Etnosentrisme biasanya dimulai dari pendidikan keluarga. Sebagian besar dari kita mungkin akan sulit menerima orang lain yang lebih baik dari kita. Sehingga, kita pun berakhir dengan membencinya.

Kita tidak ingin disaingi, bahkan dikalahkan. Mungkin kita akan merasa sedih ketika kita dikalahkan. Di sinilah segi positif etnosentrisme. Etnosentrisme akan memotivasi kita agar lebih bisa menghargai hidup.

Kita hanya bisa membatasi diri agar tidak berakhir dengan kebencian. Filsuf besar Descartes pernah mengatakan dalam Diskursus dan Metode, perbedaan mendasar manusia dan mesin adalah mesin tak bisa bercakap atau berbicara satu sama lainnya.

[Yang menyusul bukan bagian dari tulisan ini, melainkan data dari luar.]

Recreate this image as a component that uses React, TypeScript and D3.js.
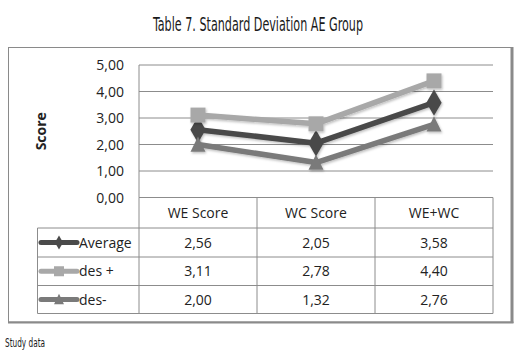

Tidak seperti manusia, manusia bisa melakukan percakapan.

Keterbatasan mesin membuat mesin hanya bisa berfokus pada dirinya sendiri. Berbeda jauh dengan manusia. Manusia bahkan bisa memikirkan yang lain dari pada dirinya sendiri. Kecakapan inilah membuat manusia sadar sebagai makhluk yang bisa menggunakan akalnya.

Kelebihan manusia membuat manusia lebih unik. Itu berarti manusia bisa menerima perbedaan. Sumpit mungkin akan lebih bisa diterima jika manusia mengetahui kelebihannya yaitu sebagai makhluk yang terus belajar.

Ketika kita menggunakan akal kita, kita akan menyadari pertanyaan apakah sumpit lebih baik secara lebih objektif.  Selain kita bisa menyadarinya secara objektif, kita akan juga menyadari keterbatasan kita sebagai manusia. Kehadiran sumpit yang telah menjadi bagian budaya untuk beberapa orang membuat kita tersadar akan batasan individu, sehingga kita bisa lebih menghargai pilihan individu sebagai bagian dari budaya. Sumpit hadir karena kita tumbuh besar bersama.

Etnosentrisme memang tak mungkiri kehadirannya. Bahkan kita tak bisa mengabaikan kehadiran etnosentrisme dalam kehidupan kita. Ini tercermin dari pandangan kita akan sumpit. Sumpit mungkin lebih baik sebagian orang, tapi kita tak bisa menilai secara langsung kalau sumpit hadir hanya untuk orang Asia saja. Penilaian seperti itu bahkan berbau rasisme. Sebagai makhluk yang memiliki akal, kita akan menyadari fenomena ini, dan kita pun bisa lebih objektif dalam menilai apakah sumpit itu lebih baik atau tidak.